The replacement selection circuit also includes a multiplexer 32, one input of which receives the count value from the counter 30, and the other input of which receives the inverse of this count value. The multiplexer 32 is controlled by the output of the comparator 31, such that, when the count is not equal to MRU, the multiplexer selects the count value, and when the count value is equal to MRU, the inverse of the count value is selected.

The output of the multiplexer 32 provides the signal NMRU which selects the data item to be replaced.

It can be seen that the signal NMRU is never equal to MRU, and is selected at random from one of the three count values not equal to MRU. For example, if MRU equals 2, then NMRU is selected at random from the values 0, 1, and 3.

In an alternative form of the invention, the circuit of Figure 3 may be replaced by a circuit which simply inverts one of the bits of MRU to produce NMRU.
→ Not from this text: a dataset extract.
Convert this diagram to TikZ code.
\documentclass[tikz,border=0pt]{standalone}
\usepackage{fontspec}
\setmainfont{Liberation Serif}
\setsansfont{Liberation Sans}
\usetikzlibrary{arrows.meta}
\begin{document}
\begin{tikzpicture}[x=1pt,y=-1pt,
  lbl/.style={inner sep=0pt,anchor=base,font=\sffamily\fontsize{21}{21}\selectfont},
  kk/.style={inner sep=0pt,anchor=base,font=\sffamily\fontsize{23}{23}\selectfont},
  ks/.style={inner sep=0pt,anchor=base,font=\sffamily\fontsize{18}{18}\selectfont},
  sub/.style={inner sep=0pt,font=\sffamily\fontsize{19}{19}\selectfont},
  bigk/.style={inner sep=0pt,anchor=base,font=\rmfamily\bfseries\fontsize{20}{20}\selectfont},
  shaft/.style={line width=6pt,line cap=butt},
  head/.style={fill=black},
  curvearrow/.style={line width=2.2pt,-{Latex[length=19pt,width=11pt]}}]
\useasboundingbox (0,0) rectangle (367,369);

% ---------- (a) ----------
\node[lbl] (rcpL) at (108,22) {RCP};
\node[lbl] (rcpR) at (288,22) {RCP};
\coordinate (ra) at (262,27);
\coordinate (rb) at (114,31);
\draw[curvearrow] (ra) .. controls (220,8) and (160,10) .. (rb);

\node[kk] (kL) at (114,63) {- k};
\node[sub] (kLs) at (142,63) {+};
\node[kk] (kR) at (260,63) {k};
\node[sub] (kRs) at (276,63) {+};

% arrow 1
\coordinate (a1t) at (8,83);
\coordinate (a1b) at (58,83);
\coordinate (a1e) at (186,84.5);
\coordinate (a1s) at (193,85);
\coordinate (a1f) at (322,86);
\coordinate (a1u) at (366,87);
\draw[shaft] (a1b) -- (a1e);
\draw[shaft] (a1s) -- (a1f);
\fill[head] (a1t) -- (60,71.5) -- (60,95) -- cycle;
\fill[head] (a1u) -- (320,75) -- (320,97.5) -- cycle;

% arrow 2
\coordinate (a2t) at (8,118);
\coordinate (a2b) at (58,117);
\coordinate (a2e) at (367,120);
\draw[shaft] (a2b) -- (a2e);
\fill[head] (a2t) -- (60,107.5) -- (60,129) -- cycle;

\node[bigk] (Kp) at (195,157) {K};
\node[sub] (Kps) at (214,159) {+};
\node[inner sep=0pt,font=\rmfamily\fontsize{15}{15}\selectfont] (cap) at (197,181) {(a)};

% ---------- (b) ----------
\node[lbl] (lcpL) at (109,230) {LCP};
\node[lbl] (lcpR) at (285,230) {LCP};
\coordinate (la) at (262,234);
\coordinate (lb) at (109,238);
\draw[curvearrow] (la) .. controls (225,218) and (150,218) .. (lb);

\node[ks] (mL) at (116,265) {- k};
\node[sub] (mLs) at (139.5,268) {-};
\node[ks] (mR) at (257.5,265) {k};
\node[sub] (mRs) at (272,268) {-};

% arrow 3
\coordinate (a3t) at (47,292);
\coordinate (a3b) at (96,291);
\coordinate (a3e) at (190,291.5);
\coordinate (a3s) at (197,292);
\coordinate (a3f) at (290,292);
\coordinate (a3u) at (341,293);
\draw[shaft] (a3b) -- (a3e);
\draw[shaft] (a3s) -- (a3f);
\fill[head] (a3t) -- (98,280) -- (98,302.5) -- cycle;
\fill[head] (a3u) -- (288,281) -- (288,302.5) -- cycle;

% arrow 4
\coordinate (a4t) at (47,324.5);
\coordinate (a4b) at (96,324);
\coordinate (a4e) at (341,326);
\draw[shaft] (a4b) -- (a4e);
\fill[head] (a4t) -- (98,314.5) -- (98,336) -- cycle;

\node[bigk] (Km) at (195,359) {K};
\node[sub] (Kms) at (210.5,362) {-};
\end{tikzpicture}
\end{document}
It can be seen that, in general, if there are N data items in each set in the cache, the NMRU replacement algorithm described above requires log2N bits of storage per set. By way of comparison, the conventional LRU (least recently used) replacement algorithm typically requires N(N-1)/2 bits of storage per set. For example, if N=4, then the NMRU algorithm requires 2 bits/set, while the LRU algorithm requires 6 bits/set. Thus, the NMRU algorithm leads to a substantial saving in hardware.

It will be appreciated that while the invention has been described above in the context of a set-associative cache, the invention is equally applicable to a fully-associative cache organisation. In that case, the MRU flag would indicate the most recently used item in the cache as a whole.

Claims (9)

CLAIMS.

1. A cache memory holding a plurality of data items, and comprising: (a) indication means for indicating the most recently used data item in said plurality of data items, and (b) replacement means responsive to said indication means, for selecting one of said data items, excluding the most recently used data item, on a non-usage basis.

2. A cache memory according to Claim 1 wherein said replacement means comprises: (a) means for making a selection of one of the data items on a non-usage basis, and (b) means for modifying said selection in the event that the most recently used data item is selected.

3. A cache memory according to Claim 2 wherein said means for making a selection on a non-usage basis comprises means for selecting one of the data items at random.

4. A cache memory according to Claim 3 wherein said means for selecting one of the data items at random comprises a free-running counter.

5. A cache memory comprising: (a) a plurality of sets of data storage locations, each set holding a plurality of items, (b) indication means for indicating the most recently used data item in each of said sets, and (c) replacement means, responsive to the indication means, for selecting one of the data items from one of said sets, excluding the most recently used data item in that set, on a non-usage basis.

6. A cache memory according to Claim 5 wherein said indication means comprises a random-access memory having a plurality of individually addressable locations, one for each set, each location holding a flag indicating the most recently used data item in the corresponding set.

7. A data processing system comprising: (A) a data processing unit, (B) a main memory, and (C) a cache memory connected between the data processing unit and the main memory, the cache memory comprising (a) indication means for indicating the most recently used data item in said plurality of data items, and (b) replacement means responsive to said indication means, for selecting one of said data items, excluding the most recently used data item, on a non-usage basis.

8. A cache memory substantially as hereinbefore described with reference to the accompanying drawings.

9. A data processing system substantially as hereinbefore described with reference to the accompanying drawings.